Written instruction
Return only the lines from the start of the records through the line that contains "plt.rcParams['font.family'] = ['Noto", inclusive; leave out all pictures.

__________________________________________________

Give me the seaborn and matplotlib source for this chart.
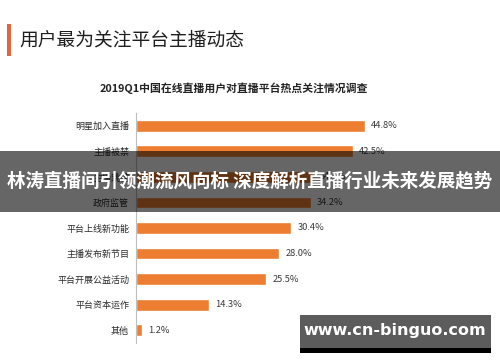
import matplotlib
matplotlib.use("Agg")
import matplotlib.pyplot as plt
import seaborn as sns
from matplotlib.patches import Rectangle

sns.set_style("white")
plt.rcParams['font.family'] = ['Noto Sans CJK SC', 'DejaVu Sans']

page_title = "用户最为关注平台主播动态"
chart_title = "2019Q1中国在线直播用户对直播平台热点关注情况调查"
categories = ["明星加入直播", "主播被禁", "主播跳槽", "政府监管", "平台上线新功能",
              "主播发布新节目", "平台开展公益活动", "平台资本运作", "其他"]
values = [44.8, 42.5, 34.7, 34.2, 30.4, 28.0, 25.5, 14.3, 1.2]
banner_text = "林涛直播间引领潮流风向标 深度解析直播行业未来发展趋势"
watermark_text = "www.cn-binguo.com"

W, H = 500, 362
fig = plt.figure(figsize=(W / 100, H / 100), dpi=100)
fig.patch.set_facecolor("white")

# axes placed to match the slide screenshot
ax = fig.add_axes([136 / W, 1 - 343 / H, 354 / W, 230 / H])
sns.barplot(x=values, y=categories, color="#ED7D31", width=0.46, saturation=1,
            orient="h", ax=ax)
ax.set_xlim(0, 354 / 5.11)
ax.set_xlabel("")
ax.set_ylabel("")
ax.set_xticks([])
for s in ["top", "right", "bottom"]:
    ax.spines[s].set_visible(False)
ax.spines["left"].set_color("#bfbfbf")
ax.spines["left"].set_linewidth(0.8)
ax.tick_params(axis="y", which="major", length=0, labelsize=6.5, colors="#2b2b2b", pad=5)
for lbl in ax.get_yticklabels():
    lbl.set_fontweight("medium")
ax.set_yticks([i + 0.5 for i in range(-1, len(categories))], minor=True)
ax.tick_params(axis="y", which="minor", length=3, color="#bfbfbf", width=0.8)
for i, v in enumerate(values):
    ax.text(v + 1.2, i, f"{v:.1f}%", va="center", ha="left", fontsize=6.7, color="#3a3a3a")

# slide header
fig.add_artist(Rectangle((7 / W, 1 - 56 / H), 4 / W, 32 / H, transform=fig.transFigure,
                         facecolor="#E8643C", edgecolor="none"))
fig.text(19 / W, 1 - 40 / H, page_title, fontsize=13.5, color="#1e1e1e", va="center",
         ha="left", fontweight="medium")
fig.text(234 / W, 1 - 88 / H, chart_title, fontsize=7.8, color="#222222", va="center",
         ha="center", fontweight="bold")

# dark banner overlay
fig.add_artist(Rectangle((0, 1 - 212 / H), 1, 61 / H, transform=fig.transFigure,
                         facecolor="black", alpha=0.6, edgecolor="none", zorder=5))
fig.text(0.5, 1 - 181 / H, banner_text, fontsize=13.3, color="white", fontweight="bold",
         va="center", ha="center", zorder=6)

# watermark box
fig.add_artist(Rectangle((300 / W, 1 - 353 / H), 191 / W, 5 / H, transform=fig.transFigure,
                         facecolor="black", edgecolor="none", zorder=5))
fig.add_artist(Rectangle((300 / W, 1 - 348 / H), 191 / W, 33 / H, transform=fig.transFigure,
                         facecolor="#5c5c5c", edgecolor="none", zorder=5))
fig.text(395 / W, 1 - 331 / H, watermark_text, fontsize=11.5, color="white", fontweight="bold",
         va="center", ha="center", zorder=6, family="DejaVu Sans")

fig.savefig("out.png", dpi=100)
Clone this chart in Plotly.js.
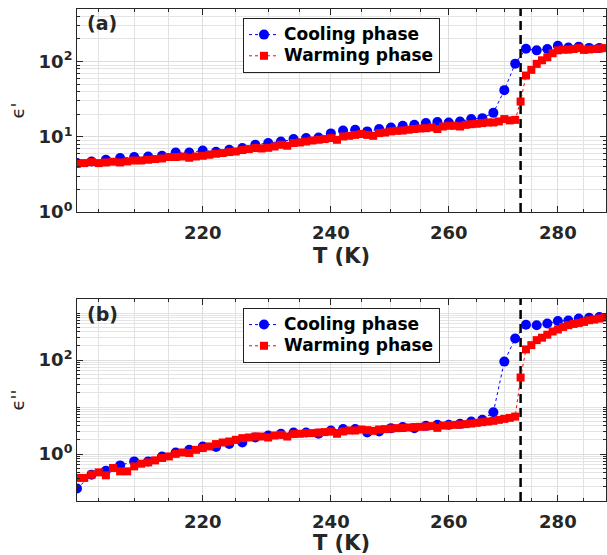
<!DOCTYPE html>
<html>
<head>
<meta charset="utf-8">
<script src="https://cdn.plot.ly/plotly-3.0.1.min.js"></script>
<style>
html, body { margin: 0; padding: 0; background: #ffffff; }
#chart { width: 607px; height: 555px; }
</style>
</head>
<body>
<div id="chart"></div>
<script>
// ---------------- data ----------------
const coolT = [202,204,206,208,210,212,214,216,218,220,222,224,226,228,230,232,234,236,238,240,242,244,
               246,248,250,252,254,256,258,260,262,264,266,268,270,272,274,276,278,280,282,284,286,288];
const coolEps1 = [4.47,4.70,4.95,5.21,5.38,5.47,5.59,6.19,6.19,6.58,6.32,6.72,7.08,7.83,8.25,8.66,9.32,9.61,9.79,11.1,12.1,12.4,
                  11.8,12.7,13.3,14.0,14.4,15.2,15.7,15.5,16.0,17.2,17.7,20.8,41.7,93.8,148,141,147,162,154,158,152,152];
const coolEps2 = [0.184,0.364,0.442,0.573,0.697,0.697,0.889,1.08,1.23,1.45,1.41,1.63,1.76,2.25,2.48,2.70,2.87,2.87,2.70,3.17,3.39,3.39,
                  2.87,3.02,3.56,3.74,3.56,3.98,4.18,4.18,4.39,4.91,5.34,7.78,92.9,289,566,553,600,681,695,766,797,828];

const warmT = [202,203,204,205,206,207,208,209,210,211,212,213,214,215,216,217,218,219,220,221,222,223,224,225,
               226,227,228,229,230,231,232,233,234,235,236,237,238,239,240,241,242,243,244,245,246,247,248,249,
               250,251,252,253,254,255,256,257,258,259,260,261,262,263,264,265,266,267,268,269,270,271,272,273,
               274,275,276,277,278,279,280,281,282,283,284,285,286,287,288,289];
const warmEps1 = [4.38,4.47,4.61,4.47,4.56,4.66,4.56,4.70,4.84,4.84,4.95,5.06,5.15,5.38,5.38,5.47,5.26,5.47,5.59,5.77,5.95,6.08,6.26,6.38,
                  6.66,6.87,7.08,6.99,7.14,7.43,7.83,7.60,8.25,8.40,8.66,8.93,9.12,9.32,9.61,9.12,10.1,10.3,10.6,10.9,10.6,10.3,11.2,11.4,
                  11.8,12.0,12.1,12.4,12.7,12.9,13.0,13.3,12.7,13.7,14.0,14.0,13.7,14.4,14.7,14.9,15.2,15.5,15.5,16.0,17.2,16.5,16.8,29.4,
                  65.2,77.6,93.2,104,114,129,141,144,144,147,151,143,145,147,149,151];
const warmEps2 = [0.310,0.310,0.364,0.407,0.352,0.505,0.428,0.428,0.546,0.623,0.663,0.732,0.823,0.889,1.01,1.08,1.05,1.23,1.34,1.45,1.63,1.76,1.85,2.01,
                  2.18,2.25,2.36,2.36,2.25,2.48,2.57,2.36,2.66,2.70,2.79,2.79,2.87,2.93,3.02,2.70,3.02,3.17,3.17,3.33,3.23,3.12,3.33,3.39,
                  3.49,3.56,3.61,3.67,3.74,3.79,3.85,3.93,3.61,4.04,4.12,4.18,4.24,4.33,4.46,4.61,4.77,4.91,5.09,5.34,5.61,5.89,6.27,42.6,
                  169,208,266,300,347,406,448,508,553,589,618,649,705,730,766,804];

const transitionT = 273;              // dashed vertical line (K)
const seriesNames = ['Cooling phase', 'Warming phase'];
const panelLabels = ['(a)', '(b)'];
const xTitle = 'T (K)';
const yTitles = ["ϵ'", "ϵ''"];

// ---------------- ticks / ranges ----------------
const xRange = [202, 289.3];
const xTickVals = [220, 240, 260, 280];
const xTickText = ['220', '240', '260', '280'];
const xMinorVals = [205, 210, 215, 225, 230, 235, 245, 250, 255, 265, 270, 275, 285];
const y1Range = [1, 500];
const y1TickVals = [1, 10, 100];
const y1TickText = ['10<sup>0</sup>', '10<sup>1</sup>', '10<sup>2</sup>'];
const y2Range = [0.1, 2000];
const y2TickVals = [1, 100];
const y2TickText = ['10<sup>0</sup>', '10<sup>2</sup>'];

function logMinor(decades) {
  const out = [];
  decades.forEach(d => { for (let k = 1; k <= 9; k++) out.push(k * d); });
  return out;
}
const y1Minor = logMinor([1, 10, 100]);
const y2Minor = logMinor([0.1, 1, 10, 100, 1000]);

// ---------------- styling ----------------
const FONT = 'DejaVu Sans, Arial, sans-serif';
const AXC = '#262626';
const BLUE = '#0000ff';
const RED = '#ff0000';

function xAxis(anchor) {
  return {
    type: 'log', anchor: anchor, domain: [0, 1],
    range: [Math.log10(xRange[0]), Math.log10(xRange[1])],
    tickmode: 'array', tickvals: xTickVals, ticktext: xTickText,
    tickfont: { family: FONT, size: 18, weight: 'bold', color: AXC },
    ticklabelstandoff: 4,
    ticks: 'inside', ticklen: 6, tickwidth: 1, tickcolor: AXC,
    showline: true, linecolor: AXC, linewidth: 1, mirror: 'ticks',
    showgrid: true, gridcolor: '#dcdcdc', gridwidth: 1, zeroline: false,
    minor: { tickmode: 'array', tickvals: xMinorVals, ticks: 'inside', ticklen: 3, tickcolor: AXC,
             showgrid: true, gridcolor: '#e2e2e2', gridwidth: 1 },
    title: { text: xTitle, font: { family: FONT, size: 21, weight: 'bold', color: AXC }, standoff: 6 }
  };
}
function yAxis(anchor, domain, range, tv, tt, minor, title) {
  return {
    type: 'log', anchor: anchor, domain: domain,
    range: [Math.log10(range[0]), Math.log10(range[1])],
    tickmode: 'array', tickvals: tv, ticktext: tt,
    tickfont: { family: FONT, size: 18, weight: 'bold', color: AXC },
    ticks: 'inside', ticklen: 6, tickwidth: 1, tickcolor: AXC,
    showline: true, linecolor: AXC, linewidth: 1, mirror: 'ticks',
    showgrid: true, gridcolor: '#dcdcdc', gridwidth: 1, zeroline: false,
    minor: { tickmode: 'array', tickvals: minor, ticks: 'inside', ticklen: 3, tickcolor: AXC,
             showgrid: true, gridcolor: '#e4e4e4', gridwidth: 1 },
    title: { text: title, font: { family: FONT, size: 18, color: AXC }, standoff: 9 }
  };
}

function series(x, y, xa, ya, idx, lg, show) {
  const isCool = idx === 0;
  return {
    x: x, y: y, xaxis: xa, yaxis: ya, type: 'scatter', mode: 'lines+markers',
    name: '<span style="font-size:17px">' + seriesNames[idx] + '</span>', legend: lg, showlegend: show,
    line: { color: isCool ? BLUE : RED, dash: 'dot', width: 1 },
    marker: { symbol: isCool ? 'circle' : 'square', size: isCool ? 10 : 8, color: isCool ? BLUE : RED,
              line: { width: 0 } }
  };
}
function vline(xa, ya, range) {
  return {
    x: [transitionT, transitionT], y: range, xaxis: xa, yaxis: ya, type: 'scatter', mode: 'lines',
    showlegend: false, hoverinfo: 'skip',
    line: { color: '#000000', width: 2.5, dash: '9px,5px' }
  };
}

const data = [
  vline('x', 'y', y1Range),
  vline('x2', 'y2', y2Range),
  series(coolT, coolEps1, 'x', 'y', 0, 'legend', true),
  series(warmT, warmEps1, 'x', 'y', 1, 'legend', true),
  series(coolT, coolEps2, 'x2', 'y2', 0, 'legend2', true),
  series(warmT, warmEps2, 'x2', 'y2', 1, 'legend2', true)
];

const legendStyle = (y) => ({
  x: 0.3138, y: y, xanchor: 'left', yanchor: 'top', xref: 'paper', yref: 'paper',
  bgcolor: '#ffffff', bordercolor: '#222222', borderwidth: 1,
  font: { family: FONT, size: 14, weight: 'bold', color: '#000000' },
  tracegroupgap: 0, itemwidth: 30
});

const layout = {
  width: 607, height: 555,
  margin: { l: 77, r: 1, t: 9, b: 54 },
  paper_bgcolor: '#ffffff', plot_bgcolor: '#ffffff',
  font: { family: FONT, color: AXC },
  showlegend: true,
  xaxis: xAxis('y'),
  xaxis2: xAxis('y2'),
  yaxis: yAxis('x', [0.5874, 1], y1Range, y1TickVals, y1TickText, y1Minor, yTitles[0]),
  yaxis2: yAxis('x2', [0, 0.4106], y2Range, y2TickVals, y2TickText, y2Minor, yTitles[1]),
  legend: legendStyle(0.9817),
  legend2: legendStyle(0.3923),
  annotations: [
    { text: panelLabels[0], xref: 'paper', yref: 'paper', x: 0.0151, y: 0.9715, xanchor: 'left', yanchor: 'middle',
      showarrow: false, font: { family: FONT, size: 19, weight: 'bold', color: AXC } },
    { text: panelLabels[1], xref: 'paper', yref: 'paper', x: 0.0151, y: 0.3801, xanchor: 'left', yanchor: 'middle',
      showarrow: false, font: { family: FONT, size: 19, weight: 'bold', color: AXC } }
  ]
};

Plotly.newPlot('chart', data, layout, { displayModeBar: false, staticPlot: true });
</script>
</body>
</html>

__________________________________________________

Task solution
Give me the seaborn and matplotlib source for this chart.
import matplotlib
matplotlib.use("Agg")
import matplotlib.pyplot as plt
import seaborn as sns
from matplotlib.patches import Rectangle

sns.set_style("white")
plt.rcParams['font.family'] = ['Noto Sans CJK SC', 'DejaVu Sans']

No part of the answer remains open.